Mapping Your Vulnerable Places
Think back over the last month. Where were you when gambling urges hit strongest? Was it specific locations, certain times of day, or particular routes? Write these down. Understanding the pattern is where change begins.
Building Your Alternate Routes
Avoiding high-risk places doesn’t mean simply staying home. You still have a life to live—work to get to, errands to run, places to be. The real strategy is to plan alternative routes in advance, so that when your judgment is tired or your defenses are low, you automatically take the safer path.
If your usual route to work passes a place where you gambled, map out a detour now—while you’re thinking clearly. That way, on a difficult day, you won’t have to make the decision again; your plan will carry you through.

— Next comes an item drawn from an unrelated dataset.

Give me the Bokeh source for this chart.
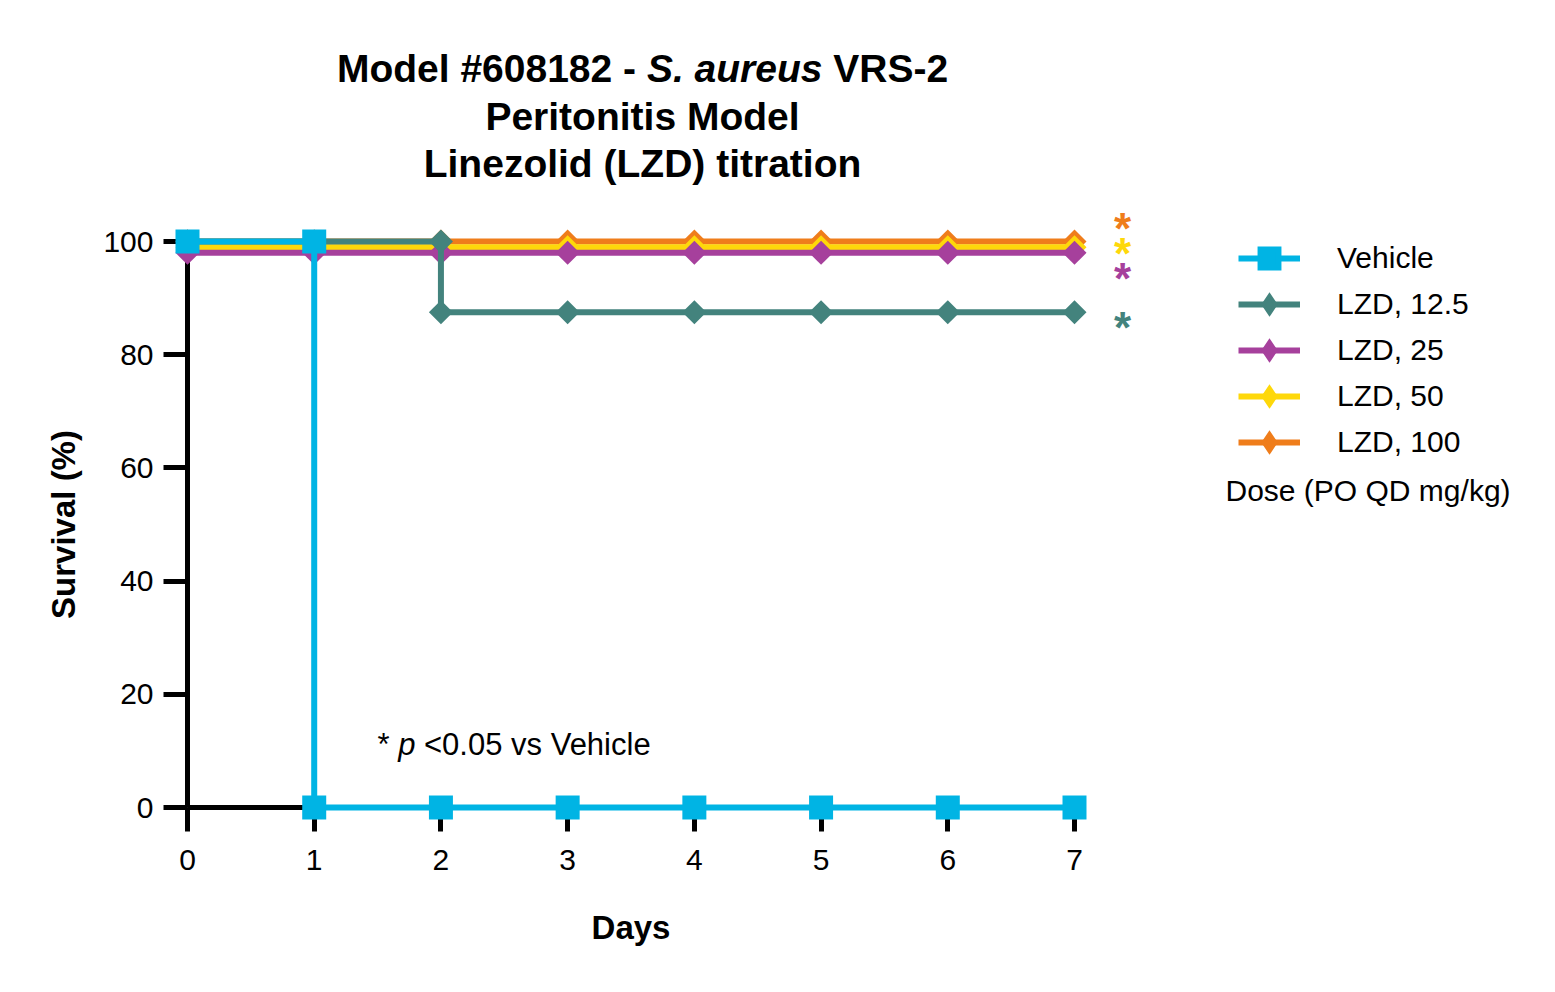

Creating Your Safer Route Map
Take a few minutes to physically map out your regular journeys—to work, to the store, to places you visit often. Identify any high-risk locations along these routes. Then plan 3-5 alternative paths that avoid them. Even better: travel these new routes several times over a few days so your brain becomes comfortable with them.
Redesigning Your Daily Life
Beyond simple avoidance, think about redesigning your daily structure itself. Recovery research shows that environmental changes work best when paired with intentional habit redesign:
- Time-based planning: Identify times when you felt strongest urges, and schedule different activities during those windows
- Emotional awareness: Certain feelings—loneliness, boredom, stress—made you more vulnerable. Plan where you’ll go or what you’ll do when those feelings arrive
- Positive spaces: Find places where you feel safer—a friend’s home, a library, a gym, a park—and make these your refuge spaces
These concrete plans become your protective structure, keeping you out of environments where old patterns live.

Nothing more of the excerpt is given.